## WORK TO BE COMPLETED
Start at the line holding "Rebuild this diagram", stop at the line holding "(0,1457) rectangle (2048,1537);", and repeat those lines exactly, both ends included; skip the pictures.

— BEGIN EXCERPTED RECORDS —

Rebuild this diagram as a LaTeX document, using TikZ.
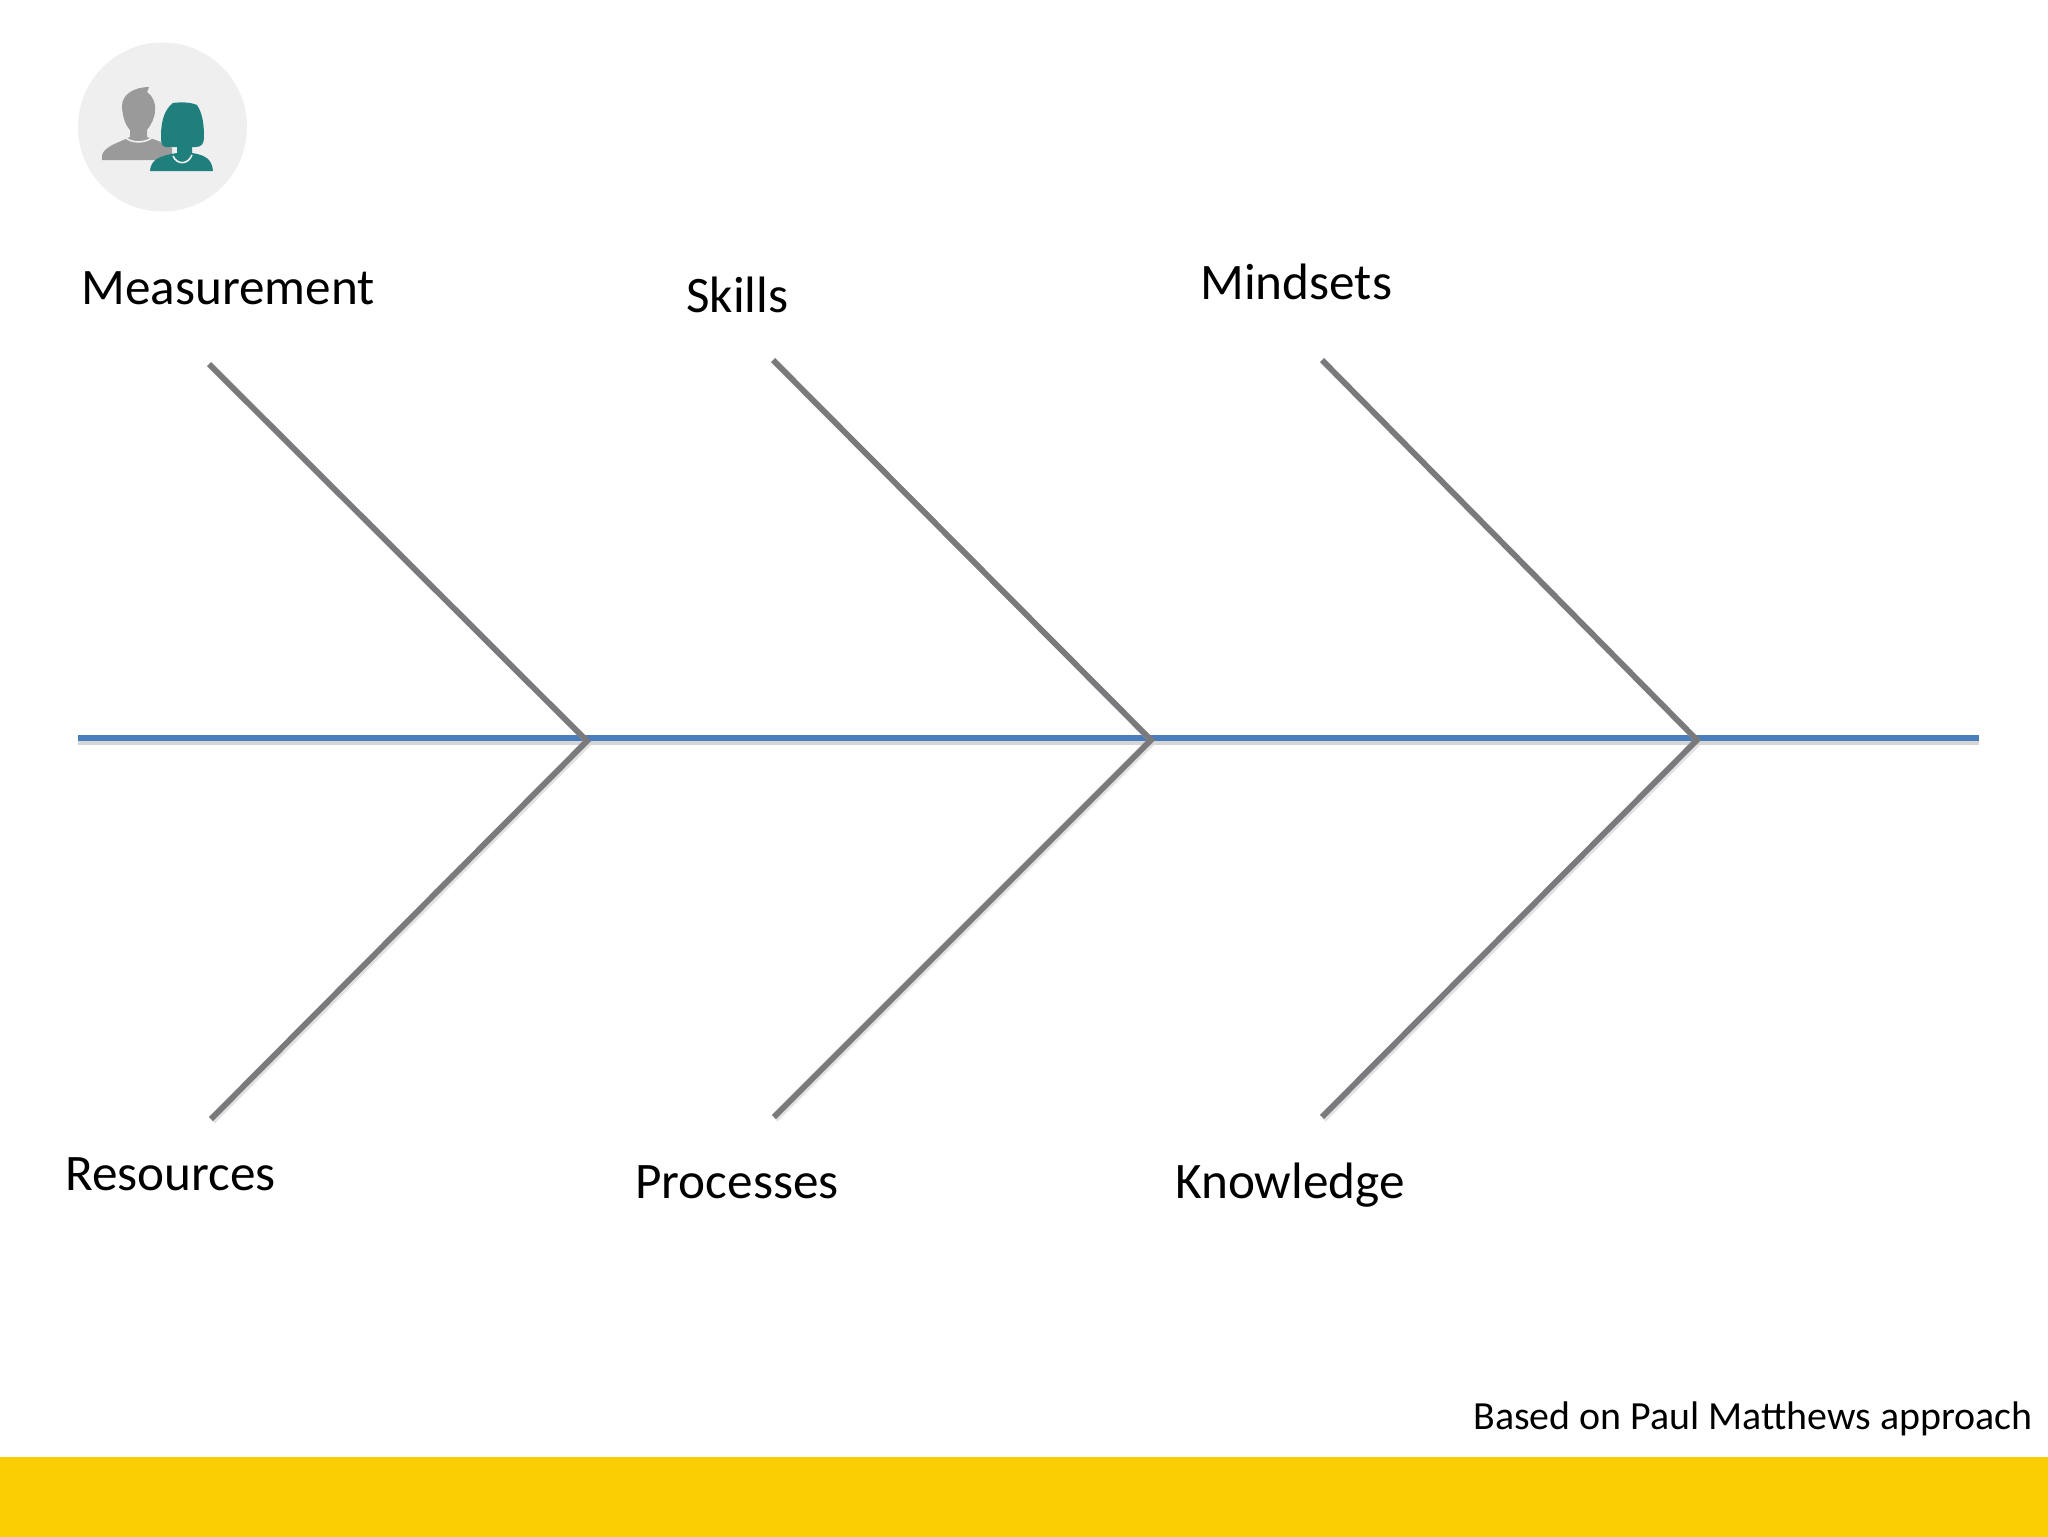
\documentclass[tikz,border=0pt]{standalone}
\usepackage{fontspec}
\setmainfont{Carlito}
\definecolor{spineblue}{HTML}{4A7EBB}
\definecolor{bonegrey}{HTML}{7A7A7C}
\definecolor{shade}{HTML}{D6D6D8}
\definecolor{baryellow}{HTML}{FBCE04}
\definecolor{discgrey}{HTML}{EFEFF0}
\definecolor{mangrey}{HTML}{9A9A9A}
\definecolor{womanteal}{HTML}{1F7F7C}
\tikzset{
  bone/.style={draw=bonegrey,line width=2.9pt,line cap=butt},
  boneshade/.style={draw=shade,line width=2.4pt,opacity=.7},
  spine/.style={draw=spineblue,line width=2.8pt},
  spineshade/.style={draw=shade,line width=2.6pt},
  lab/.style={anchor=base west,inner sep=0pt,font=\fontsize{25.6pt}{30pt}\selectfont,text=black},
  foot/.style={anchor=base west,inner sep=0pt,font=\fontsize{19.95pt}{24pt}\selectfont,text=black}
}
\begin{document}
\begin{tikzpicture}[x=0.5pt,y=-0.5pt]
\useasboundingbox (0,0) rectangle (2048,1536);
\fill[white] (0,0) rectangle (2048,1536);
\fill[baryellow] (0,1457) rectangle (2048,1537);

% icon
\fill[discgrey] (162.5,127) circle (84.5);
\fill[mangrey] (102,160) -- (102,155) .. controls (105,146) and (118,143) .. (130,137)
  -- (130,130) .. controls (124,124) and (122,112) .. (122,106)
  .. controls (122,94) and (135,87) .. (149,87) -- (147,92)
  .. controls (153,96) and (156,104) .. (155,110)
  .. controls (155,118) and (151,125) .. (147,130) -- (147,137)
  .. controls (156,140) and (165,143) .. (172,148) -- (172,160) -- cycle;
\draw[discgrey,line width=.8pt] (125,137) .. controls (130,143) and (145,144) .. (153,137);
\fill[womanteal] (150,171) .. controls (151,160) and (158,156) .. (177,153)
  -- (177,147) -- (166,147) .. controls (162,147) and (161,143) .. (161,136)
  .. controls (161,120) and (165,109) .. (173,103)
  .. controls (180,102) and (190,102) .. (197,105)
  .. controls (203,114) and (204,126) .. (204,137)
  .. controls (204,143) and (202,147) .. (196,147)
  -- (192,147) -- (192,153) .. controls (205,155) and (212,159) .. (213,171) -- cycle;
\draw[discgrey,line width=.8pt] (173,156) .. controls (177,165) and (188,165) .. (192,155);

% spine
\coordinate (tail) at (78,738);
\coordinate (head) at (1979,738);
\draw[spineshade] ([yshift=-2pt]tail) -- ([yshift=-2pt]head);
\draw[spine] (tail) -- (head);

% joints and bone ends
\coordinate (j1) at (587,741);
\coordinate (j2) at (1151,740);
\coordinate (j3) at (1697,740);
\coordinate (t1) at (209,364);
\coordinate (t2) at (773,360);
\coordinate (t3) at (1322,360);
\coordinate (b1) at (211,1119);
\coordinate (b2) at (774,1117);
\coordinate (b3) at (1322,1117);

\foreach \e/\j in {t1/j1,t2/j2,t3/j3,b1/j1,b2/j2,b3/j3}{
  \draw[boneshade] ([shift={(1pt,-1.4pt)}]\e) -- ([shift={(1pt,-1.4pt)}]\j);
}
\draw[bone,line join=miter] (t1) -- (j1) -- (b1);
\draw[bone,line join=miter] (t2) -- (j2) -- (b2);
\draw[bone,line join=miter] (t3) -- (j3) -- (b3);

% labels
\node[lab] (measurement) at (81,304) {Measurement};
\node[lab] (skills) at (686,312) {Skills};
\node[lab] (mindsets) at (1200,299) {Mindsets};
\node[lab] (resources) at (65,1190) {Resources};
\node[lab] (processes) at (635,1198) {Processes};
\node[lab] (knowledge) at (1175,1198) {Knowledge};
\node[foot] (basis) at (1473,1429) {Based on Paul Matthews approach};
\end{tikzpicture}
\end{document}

— END EXCERPTED RECORDS —
— BEGIN EXCERPTED RECORDS —

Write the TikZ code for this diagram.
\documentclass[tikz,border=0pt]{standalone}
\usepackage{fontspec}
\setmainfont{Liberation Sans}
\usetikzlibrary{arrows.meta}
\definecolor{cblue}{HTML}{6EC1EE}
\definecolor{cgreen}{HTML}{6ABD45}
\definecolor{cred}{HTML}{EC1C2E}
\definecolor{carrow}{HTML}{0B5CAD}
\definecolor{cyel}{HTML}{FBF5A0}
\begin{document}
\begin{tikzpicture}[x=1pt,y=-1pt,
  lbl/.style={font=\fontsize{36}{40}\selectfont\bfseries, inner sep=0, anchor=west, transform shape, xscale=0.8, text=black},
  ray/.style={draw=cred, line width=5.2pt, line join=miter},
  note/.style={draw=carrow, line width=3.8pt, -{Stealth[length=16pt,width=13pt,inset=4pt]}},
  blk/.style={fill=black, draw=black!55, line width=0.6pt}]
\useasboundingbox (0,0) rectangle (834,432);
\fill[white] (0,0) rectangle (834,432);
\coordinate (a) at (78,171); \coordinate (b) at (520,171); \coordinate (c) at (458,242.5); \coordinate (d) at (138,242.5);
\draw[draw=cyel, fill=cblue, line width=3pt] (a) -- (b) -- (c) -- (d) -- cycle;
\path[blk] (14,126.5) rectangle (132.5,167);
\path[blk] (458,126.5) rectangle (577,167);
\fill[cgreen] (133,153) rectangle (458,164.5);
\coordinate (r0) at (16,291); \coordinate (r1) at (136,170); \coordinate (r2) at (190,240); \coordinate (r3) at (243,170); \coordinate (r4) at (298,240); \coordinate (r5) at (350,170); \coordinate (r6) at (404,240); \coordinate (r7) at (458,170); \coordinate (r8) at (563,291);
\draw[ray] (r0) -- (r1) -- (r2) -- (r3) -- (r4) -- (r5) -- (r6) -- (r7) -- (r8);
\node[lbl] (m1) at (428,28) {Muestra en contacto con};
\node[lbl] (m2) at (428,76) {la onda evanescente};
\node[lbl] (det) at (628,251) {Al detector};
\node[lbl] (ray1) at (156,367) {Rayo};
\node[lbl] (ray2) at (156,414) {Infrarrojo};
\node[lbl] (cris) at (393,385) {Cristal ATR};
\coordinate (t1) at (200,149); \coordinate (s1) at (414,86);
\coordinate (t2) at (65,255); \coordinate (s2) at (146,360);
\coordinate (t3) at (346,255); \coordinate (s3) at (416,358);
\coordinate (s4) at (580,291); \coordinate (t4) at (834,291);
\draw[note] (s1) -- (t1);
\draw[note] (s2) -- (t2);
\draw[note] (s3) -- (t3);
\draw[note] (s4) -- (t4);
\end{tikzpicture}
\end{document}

— END EXCERPTED RECORDS —

## RESPONSE BELOW
Rebuild this diagram as a LaTeX document, using TikZ.
\documentclass[tikz,border=0pt]{standalone}
\usepackage{fontspec}
\setmainfont{Carlito}
\definecolor{spineblue}{HTML}{4A7EBB}
\definecolor{bonegrey}{HTML}{7A7A7C}
\definecolor{shade}{HTML}{D6D6D8}
\definecolor{baryellow}{HTML}{FBCE04}
\definecolor{discgrey}{HTML}{EFEFF0}
\definecolor{mangrey}{HTML}{9A9A9A}
\definecolor{womanteal}{HTML}{1F7F7C}
\tikzset{
  bone/.style={draw=bonegrey,line width=2.9pt,line cap=butt},
  boneshade/.style={draw=shade,line width=2.4pt,opacity=.7},
  spine/.style={draw=spineblue,line width=2.8pt},
  spineshade/.style={draw=shade,line width=2.6pt},
  lab/.style={anchor=base west,inner sep=0pt,font=\fontsize{25.6pt}{30pt}\selectfont,text=black},
  foot/.style={anchor=base west,inner sep=0pt,font=\fontsize{19.95pt}{24pt}\selectfont,text=black}
}
\begin{document}
\begin{tikzpicture}[x=0.5pt,y=-0.5pt]
\useasboundingbox (0,0) rectangle (2048,1536);
\fill[white] (0,0) rectangle (2048,1536);
\fill[baryellow] (0,1457) rectangle (2048,1537);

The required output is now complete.